• **WORK INSTRUCTIONS**:
Identify all lines of the data containing the string "this" and copy them.

• **DATA PROVIDED**:

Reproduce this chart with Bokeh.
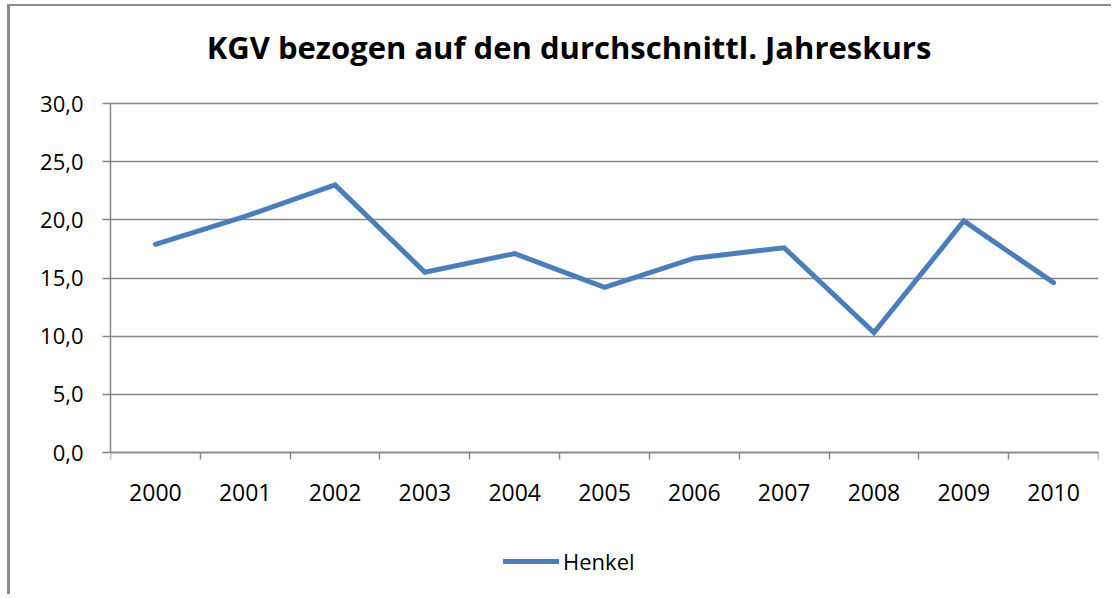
* * *
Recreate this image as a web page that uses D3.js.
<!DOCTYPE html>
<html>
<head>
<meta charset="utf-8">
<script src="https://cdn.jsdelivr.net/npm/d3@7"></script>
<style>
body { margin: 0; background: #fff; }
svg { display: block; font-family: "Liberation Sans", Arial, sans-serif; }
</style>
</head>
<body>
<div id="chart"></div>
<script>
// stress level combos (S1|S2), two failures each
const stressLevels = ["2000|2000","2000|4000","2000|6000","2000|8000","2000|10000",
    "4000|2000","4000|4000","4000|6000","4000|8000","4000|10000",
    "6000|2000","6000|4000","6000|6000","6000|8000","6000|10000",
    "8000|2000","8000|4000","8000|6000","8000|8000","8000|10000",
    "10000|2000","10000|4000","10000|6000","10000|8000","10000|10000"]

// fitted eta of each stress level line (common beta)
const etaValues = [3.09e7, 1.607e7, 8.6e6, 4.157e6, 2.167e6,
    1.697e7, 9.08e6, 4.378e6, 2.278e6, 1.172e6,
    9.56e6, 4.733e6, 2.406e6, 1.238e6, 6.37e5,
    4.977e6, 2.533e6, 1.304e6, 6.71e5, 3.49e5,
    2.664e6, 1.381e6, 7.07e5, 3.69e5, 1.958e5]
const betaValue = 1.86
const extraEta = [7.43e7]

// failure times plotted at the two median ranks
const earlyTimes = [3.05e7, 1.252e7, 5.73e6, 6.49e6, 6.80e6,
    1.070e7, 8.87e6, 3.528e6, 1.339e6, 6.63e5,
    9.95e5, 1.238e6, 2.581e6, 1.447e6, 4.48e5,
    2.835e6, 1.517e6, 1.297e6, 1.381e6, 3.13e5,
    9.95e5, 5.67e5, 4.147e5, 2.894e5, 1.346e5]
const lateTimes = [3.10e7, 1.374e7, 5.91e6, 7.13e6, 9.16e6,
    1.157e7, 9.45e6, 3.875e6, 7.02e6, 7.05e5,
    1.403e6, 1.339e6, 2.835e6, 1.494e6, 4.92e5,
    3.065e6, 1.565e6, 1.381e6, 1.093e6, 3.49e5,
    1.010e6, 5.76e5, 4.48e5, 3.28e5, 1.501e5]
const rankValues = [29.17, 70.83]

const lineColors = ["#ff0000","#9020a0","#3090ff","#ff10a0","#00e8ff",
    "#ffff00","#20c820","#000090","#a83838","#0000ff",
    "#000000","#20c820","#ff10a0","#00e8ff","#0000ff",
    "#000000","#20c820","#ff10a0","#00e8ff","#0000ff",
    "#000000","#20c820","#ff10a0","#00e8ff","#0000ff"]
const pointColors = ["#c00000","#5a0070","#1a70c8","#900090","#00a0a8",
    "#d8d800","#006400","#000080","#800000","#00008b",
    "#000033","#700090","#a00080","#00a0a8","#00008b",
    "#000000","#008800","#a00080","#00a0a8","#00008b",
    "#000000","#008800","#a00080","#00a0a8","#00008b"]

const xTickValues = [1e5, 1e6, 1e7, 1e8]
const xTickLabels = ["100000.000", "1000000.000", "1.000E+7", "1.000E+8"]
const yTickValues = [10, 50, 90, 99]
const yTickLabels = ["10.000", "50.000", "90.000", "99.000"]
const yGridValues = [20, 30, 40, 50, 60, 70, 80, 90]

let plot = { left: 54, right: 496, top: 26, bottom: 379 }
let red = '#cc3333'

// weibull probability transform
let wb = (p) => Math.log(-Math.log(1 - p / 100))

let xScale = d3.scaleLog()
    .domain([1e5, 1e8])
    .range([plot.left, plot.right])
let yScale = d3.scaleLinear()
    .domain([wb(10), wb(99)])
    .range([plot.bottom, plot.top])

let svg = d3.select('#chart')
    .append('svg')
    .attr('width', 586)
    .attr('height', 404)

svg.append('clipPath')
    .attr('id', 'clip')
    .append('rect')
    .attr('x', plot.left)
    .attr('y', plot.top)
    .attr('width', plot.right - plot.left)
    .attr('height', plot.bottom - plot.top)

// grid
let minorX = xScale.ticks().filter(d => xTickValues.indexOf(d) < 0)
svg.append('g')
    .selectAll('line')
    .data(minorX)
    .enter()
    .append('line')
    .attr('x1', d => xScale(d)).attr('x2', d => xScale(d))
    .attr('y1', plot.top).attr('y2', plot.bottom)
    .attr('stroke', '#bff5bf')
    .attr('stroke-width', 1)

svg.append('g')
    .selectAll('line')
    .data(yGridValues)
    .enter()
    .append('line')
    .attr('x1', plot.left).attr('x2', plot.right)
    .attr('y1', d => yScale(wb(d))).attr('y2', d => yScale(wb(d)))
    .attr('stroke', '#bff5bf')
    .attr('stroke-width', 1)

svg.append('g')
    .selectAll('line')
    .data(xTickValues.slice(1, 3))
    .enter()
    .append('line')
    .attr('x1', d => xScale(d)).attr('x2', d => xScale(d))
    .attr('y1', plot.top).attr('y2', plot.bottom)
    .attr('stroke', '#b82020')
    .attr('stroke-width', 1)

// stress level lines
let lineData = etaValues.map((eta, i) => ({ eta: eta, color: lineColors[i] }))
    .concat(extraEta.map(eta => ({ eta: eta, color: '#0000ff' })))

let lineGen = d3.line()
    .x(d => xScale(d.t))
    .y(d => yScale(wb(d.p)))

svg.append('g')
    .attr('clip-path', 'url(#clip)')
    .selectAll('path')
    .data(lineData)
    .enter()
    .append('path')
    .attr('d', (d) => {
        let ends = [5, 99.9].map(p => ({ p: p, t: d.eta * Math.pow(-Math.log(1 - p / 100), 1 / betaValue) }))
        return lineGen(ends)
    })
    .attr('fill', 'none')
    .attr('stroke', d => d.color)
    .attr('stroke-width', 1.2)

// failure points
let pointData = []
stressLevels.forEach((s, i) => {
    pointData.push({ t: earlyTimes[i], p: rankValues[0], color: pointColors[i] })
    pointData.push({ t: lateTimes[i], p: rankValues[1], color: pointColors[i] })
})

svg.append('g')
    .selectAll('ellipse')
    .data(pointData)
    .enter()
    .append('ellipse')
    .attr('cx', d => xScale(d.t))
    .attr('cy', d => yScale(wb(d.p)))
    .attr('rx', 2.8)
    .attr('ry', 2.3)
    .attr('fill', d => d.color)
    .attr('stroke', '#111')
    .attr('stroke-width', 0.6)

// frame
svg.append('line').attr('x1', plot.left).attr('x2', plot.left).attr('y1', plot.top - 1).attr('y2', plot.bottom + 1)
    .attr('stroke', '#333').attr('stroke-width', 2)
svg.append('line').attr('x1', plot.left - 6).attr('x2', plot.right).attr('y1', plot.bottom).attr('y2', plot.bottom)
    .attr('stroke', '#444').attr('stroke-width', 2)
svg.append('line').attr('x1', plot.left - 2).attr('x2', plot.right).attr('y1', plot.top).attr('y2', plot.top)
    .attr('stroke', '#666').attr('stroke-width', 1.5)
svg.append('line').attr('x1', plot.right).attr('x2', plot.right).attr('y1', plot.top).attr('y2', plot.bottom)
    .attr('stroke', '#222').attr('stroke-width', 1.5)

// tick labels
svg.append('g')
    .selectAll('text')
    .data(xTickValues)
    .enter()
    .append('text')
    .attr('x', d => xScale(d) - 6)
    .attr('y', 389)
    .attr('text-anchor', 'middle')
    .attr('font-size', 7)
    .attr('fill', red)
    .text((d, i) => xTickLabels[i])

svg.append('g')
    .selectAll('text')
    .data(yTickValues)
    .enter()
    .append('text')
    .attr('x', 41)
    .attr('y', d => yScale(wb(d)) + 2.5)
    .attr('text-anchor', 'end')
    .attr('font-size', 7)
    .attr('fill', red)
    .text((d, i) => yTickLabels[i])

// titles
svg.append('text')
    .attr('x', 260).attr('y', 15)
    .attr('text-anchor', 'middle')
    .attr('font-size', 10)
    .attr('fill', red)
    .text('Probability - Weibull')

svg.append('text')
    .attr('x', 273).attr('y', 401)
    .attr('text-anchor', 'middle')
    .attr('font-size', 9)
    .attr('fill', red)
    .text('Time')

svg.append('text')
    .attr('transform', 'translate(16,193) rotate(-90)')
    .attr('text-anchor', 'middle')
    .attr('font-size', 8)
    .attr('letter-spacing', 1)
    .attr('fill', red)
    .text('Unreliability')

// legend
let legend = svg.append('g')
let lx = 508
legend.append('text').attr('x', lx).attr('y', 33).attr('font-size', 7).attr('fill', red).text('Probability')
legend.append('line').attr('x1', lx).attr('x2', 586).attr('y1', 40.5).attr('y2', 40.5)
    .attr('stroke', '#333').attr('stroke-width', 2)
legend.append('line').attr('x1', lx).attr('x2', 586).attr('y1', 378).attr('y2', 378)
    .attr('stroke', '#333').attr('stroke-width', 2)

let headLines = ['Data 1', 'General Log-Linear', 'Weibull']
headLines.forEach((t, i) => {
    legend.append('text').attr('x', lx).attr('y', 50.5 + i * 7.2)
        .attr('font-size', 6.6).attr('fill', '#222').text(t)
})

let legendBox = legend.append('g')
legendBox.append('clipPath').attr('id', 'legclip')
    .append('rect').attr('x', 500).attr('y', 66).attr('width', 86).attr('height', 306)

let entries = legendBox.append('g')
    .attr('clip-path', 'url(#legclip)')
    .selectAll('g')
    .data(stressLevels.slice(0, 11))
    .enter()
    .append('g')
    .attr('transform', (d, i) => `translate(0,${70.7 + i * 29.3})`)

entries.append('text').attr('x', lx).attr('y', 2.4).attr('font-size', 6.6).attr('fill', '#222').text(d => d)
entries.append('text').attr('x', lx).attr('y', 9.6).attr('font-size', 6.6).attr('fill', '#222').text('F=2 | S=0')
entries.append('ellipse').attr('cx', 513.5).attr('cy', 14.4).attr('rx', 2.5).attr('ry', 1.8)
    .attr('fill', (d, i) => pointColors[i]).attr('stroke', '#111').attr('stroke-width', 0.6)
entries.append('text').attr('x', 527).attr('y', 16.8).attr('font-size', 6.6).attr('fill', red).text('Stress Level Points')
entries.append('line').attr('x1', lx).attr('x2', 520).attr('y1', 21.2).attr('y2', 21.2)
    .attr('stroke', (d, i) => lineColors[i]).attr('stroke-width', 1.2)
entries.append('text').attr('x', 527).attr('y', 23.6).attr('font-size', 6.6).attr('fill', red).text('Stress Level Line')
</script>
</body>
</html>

• **SOLUTION**:
Reproduce this chart with Bokeh.
Recreate this image as a web page that uses D3.js.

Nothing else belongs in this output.